Exercise objective: Below are entries; tally how many lines hold the string "image" and answer with only that figure.

Start of Provided material

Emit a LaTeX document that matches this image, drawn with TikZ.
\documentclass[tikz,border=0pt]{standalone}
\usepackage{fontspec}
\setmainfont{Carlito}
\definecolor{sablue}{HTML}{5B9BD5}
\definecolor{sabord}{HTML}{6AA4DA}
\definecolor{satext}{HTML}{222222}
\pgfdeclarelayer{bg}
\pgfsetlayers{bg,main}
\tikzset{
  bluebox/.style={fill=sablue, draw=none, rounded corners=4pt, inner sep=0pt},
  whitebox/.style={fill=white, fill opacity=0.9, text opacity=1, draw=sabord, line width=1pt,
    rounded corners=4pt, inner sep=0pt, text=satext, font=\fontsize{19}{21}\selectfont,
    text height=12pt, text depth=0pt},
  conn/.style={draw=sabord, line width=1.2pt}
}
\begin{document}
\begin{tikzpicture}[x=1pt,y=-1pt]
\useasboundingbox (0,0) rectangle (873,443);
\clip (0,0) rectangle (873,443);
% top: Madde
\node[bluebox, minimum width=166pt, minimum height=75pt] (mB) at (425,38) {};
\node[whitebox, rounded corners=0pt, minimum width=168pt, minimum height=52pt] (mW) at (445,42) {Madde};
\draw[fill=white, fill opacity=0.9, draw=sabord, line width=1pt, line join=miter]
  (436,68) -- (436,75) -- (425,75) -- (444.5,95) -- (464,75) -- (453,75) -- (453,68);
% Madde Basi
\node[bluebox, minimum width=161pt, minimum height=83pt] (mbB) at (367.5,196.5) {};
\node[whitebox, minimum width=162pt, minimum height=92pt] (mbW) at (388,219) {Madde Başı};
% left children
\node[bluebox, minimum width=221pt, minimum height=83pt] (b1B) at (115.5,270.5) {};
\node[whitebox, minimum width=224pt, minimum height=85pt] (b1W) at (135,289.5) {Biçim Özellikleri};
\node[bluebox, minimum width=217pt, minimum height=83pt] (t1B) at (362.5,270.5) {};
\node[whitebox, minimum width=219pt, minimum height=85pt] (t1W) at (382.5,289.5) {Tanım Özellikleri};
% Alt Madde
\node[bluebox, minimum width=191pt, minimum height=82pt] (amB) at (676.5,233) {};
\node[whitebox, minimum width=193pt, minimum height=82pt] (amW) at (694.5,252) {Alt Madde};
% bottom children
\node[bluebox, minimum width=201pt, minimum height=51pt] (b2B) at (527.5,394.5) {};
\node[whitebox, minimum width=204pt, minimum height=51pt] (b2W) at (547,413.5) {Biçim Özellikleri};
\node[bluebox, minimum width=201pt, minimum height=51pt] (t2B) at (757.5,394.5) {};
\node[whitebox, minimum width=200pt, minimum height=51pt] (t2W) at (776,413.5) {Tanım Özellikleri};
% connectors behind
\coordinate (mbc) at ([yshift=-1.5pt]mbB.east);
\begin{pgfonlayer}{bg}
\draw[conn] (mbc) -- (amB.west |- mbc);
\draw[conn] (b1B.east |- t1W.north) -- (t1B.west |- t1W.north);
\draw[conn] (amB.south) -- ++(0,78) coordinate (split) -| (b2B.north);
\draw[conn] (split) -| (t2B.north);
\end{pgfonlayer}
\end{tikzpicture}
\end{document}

End of Provided material
Start of Provided material

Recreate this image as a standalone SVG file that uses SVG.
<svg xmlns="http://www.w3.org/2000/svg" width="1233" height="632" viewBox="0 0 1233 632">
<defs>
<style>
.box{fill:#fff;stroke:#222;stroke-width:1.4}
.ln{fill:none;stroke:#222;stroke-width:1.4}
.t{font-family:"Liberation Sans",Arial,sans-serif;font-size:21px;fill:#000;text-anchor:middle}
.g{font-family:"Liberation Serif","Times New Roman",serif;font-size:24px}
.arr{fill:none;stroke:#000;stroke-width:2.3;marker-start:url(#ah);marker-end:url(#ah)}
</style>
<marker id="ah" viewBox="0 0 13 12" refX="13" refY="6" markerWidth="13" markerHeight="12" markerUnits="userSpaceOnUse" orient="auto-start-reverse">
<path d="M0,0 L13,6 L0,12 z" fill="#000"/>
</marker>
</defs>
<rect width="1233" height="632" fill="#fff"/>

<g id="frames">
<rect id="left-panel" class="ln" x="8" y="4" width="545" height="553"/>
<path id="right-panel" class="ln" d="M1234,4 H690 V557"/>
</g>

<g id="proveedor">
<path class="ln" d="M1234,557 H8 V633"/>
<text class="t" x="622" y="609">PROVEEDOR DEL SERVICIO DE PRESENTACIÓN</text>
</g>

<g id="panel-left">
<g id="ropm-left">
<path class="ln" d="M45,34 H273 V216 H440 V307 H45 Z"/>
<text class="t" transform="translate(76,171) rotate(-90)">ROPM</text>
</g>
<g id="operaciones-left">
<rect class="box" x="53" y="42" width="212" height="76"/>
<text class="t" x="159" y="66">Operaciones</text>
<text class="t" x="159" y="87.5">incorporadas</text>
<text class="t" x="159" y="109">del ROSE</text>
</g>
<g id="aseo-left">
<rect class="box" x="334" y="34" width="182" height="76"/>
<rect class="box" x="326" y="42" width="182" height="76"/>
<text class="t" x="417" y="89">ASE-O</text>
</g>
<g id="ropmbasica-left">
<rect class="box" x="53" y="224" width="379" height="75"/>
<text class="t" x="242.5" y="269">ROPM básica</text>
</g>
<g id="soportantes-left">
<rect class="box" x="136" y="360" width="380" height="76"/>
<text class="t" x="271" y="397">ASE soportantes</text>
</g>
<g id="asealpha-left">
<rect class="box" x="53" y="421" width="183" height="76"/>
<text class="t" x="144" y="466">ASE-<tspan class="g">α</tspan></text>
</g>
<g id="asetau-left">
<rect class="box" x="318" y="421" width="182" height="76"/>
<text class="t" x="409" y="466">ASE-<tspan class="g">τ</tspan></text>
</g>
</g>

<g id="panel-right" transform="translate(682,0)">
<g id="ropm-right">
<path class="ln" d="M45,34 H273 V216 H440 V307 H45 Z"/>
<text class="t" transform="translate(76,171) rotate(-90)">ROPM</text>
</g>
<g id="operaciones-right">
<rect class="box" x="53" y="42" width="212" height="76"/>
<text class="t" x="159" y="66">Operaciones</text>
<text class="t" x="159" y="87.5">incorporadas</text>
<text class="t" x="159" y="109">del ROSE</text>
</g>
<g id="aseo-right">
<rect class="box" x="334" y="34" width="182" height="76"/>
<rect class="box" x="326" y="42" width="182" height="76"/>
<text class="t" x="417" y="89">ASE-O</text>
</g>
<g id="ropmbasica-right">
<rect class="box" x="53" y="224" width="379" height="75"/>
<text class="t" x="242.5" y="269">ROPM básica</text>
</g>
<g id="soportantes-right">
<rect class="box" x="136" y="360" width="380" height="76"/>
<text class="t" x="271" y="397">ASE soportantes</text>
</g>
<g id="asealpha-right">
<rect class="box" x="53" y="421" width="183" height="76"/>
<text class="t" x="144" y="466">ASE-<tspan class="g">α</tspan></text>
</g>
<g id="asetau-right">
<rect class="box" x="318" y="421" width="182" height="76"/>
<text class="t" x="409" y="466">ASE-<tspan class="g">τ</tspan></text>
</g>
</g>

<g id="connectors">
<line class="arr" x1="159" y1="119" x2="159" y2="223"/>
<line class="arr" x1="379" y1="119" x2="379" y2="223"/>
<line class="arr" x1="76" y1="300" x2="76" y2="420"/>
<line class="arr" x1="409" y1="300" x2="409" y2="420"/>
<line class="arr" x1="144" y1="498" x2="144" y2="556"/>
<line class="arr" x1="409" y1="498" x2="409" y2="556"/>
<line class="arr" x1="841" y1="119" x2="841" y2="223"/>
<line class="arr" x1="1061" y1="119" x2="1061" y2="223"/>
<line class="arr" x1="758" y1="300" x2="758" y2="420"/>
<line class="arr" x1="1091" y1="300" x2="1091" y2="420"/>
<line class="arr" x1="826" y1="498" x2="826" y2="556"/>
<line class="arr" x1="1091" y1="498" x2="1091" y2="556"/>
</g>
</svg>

End of Provided material
Start of Provided material

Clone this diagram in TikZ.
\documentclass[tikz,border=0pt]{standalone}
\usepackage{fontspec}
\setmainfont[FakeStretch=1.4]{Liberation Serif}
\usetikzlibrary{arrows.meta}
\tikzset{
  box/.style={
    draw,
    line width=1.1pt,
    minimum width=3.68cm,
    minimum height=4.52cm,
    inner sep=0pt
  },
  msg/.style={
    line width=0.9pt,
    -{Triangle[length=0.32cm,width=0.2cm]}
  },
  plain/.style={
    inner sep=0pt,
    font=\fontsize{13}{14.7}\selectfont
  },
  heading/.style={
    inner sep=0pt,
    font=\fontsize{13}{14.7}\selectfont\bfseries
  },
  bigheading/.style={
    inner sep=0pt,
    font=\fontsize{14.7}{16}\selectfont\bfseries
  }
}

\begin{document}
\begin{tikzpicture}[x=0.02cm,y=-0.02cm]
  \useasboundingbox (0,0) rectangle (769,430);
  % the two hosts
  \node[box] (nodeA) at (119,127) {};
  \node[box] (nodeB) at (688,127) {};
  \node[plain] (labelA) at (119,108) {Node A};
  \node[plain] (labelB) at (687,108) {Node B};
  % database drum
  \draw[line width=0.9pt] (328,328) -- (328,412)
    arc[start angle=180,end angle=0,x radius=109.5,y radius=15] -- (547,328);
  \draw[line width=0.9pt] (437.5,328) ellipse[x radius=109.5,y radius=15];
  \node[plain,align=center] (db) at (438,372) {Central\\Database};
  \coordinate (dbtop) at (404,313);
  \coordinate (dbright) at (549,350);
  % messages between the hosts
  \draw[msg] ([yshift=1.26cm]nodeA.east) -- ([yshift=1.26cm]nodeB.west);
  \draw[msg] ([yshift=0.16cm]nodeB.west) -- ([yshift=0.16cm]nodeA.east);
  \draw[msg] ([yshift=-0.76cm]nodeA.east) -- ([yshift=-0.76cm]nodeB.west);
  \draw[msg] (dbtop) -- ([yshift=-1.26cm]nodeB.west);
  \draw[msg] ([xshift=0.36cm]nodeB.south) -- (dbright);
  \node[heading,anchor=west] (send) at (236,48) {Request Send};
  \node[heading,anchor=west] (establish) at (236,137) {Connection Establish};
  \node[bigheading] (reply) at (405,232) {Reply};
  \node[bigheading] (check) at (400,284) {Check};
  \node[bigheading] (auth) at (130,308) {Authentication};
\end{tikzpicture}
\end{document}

End of Provided material

Finished answer: 2